Common Limits: USD $1M Employers Liability; Statutory Benefits according to states of hire.
Coverage Territory – Both Approaches
You may already have product and operations liability insurance as well as property insurance, but does your policy’s coverage territory include areas typically covered by U.S. policies: United States, Canada, and U.S. Territories? If not, you should be able to work with a U.S. broker to find coverage via local U.S. policies.
Licensees – Primarily Independent Contractor Approach
Occasionally we see companies licensing their product and brand to independent contractors, who may create their own U.S.-based corporate entities. In this case, we recommend ensuring the licensees have their own U.S. policies and that those policies name your foreign entity as an “Additional Insured”, thereby extending their liability coverage to your company if you become entangled in a legal matter that originated with the licensee’s operations or products.
Auto – Both Approaches
The U.S. is known for its litigious society, and the most frequent claims we see, aside from workers compensation incidents, come from the use of autos in the course of business.
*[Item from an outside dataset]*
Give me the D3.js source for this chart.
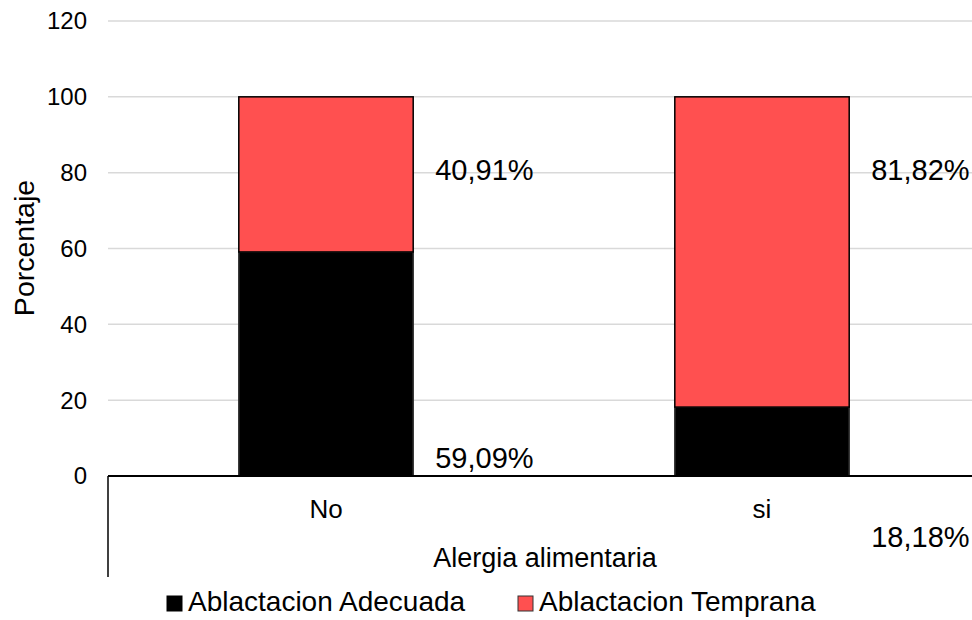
<!DOCTYPE html>
<html>
<head>
<meta charset="utf-8">
<script src="https://cdn.jsdelivr.net/npm/d3@7/dist/d3.min.js"></script>
<style>
  html, body { margin: 0; padding: 0; background: #fff; }
  svg { display: block; font-family: "Liberation Sans", Arial, sans-serif; }
</style>
</head>
<body>
<svg id="chart" width="972" height="620"></svg>
<script>
const categories = ["No", "si"];
const seriesNames = ["Ablactacion Adecuada", "Ablactacion Temprana"];
const adecuada = [59.09, 18.18];
const temprana = [40.91, 81.82];
const yTicks = [0, 20, 40, 60, 80, 100, 120];
const colors = ["#000000", "#FF5050"];

const svg = d3.select("#chart");
const plotLeft = 108, plotRight = 980, plotTop = 21, plotBottom = 476;

const x = d3.scaleBand().domain(categories).range([plotLeft, plotRight])
  .paddingInner(0.6).paddingOuter(0.3);
const y = d3.scaleLinear().domain([0, 120]).range([plotBottom, plotTop]);

// gridlines
svg.append("g").selectAll("line").data(yTicks.filter(d => d > 0)).join("line")
  .attr("x1", plotLeft).attr("x2", 972)
  .attr("y1", d => y(d)).attr("y2", d => y(d))
  .attr("stroke", "#d9d9d9").attr("stroke-width", 1.5);

// y tick labels
svg.append("g").selectAll("text").data(yTicks).join("text")
  .attr("x", 87).attr("y", d => y(d)).attr("dy", "0.35em")
  .attr("text-anchor", "end").attr("font-size", 24).attr("fill", "#000")
  .text(d => d);

// stacked data
const rows = categories.map((c, i) => ({ cat: c, a: adecuada[i], t: temprana[i] }));
const stack = d3.stack().keys(["a", "t"])(rows);

const gBars = svg.append("g");
stack.forEach((layer, li) => {
  gBars.selectAll(null).data(layer).join("rect")
    .attr("x", d => x(d.data.cat))
    .attr("width", x.bandwidth())
    .attr("y", d => y(d[1]))
    .attr("height", d => y(d[0]) - y(d[1]))
    .attr("fill", colors[li])
    .attr("stroke", li === 0 ? "#333" : "#000")
    .attr("stroke-width", 1.5);
});

// axis lines
svg.append("line").attr("x1", plotLeft).attr("x2", 972).attr("y1", plotBottom).attr("y2", plotBottom)
  .attr("stroke", "#000").attr("stroke-width", 2);
svg.append("line").attr("x1", plotLeft).attr("x2", plotLeft).attr("y1", plotBottom).attr("y2", 577)
  .attr("stroke", "#000").attr("stroke-width", 1.5);

// category labels
svg.append("g").selectAll("text").data(categories).join("text")
  .attr("x", d => x(d) + x.bandwidth() / 2).attr("y", 518)
  .attr("text-anchor", "middle").attr("font-size", 26).text(d => d);

// axis titles
svg.append("text").attr("x", 545).attr("y", 567).attr("text-anchor", "middle")
  .attr("font-size", 27).text("Alergia alimentaria");
svg.append("text").attr("transform", "translate(34,248) rotate(-90)")
  .attr("text-anchor", "middle").attr("font-size", 28.5).text("Porcentaje");

// data labels
const fmt = v => v.toFixed(2).replace(".", ",") + "%";
const labelX = c => x(c) + x.bandwidth() + 22;
const gLab = svg.append("g").attr("font-size", 29);
categories.forEach((c, i) => {
  gLab.append("text").attr("x", labelX(c)).attr("y", y(80.7)).attr("dy", "0.35em")
    .text(fmt(temprana[i]));
});
gLab.append("text").attr("x", labelX("No")).attr("y", y(4.9)).attr("dy", "0.35em").text(fmt(adecuada[0]));
gLab.append("text").attr("x", labelX("si")).attr("y", y(-16)).attr("dy", "0.35em").text(fmt(adecuada[1]));

// legend
const legendX = [167, 518];
const lg = svg.append("g");
seriesNames.forEach((s, i) => {
  lg.append("rect").attr("x", legendX[i]).attr("y", 596).attr("width", 15).attr("height", 15)
    .attr("fill", colors[i]).attr("stroke", i === 0 ? "#000" : "#333").attr("stroke-width", 1);
  lg.append("text").attr("x", legendX[i] + 21).attr("y", 611).attr("font-size", 28).text(s);
});
</script>
</body>
</html>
The use of employee-owned or rented autos, as well as corporate-owned or leased vehicles, creates risk. In this case, liability from an at-fault (employee or IC) auto accident that results in bodily injury or property damage can result in a lawsuit against your company and/or its U.S.-based subsidiary. For operations that don’t involve corporate-owned or leased vehicles, Auto Liability and Physical Damage insurance coverage is often packaged into the main Liability/Property insurance program.
Common Limits: USD $1M per accident for Liability; Optional physical damage for rental cars or owned/leased vehicles at the depreciated value of the auto
Depending on your business, additional coverage and/or limits may be advisable. For example, Cyber Insurance is recommended to all of our clients regardless of industry. Errors & Omissions Liability, Patent Infringement Liability, Employee Travel Accident Benefits coverage, Management Liability, Trade Credit, Pollution, Bonds, Earthquake/Flood, and more may be required by customers, regulation, or others and can be explored with a trusted broker adviser – your legal counsel may have recommendations as well.